Naturgeschichten aus Garten, Wald und Flur
Unsere Story-Sammlung erzählt echte Geschichten aus der heimischen Natur
– unterhaltsam, informativ und manchmal ganz schön schräg –
Goldglänzender Laufkäfer
(Carabus auronitens)
Vielleicht geschah es bei einem Revierkampf, als zwei Männchen aufeinanderprallten wie gepanzerte Rammböcke. Vielleicht rutschte die Beute weg und ein zappelnder Wurm riss ihn an einem scharfkantigen Stein zur Seite. Oder es war pure Abnutzung, ein Haarriss, ein schlechter Tag.
Wie auch immer es geschah – der Schaden war endgültig. Anders als manche Krebse oder Spinnen kann ein Laufkäfer seine Mandibel nicht erneuern. Was einmal verloren ist, bleibt für immer verloren. Ein Leben mit halbem Mundwerkzeug ist im Reich der Laufkäfer oft ein Todesurteil.
Doch dieser hier hatte sich nicht aufgegeben. Er lebte – und wie!

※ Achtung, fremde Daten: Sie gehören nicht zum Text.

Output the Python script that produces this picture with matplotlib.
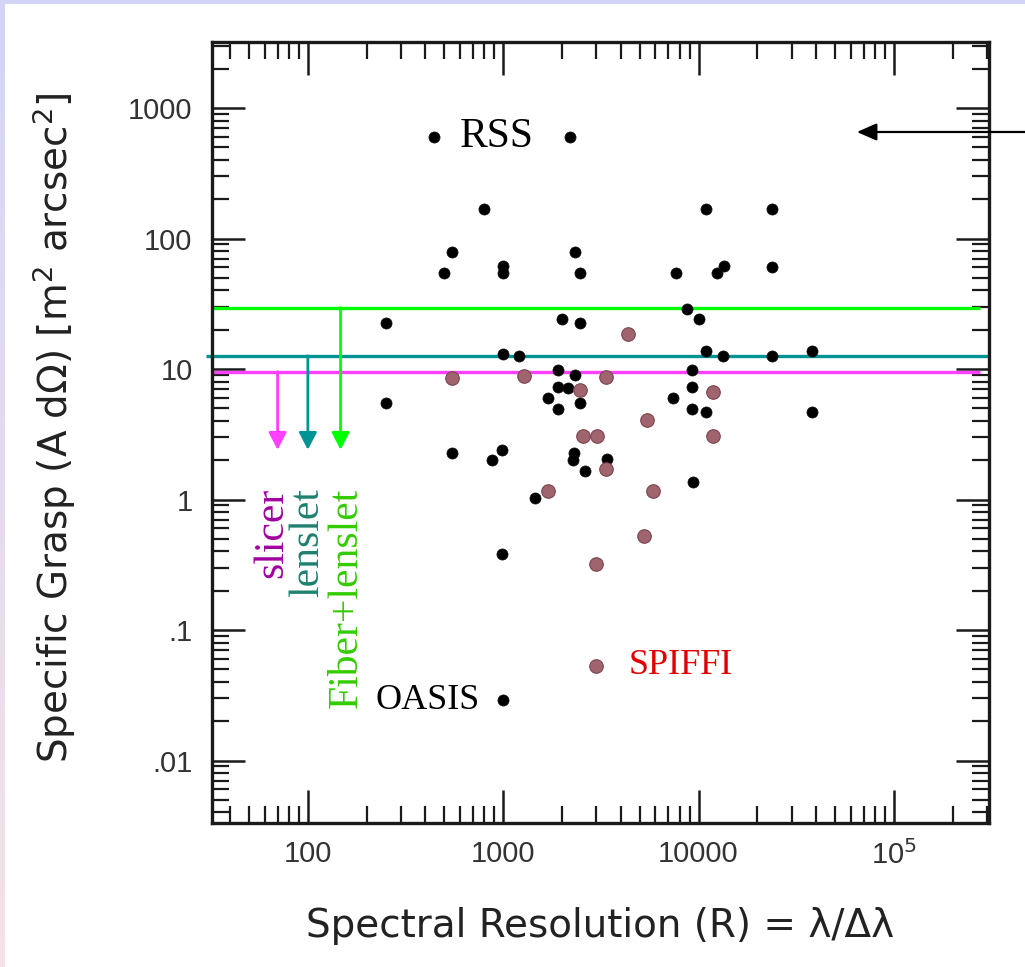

Nach Einbruch der Dunkelheit verlässt der Goldglänzende seine Verstecke unter Rinde, zwischen Laub oder am Fuße morscher Baumstümpfe. Seine Welt ist feucht, schattig und strukturiert – ideal für nächtliche Beutezüge. Doch ohne intaktes „Zangenwerk” muss er seine Taktik ändern. Anstatt sich auf große Schnecken oder wehrhafte Insektenlarven zu stürzen, konzentriert er sich nun auf kleinere, weichere Beute. Auch Aas, das er bisher nur in Notfällen verspeist hat, wird nun zur regelmäßigen Nahrungsquelle. Was andere verschmähen, gehört für ihn nun zur Überlebensstrategie. Er greift seine Beute nicht mehr im Sturm, sondern mit Umsicht. Der einstige Nahkämpfer wird zum Opportunisten.
Im Mikrokosmos des Waldbodens zählt nicht nur Kraft, sondern auch Anpassungsfähigkeit. Der Goldglänzende Laufkäfer beweist, dass das Leben auch mit Handicap weitergehen kann – anders, aber nicht weniger beeindruckend.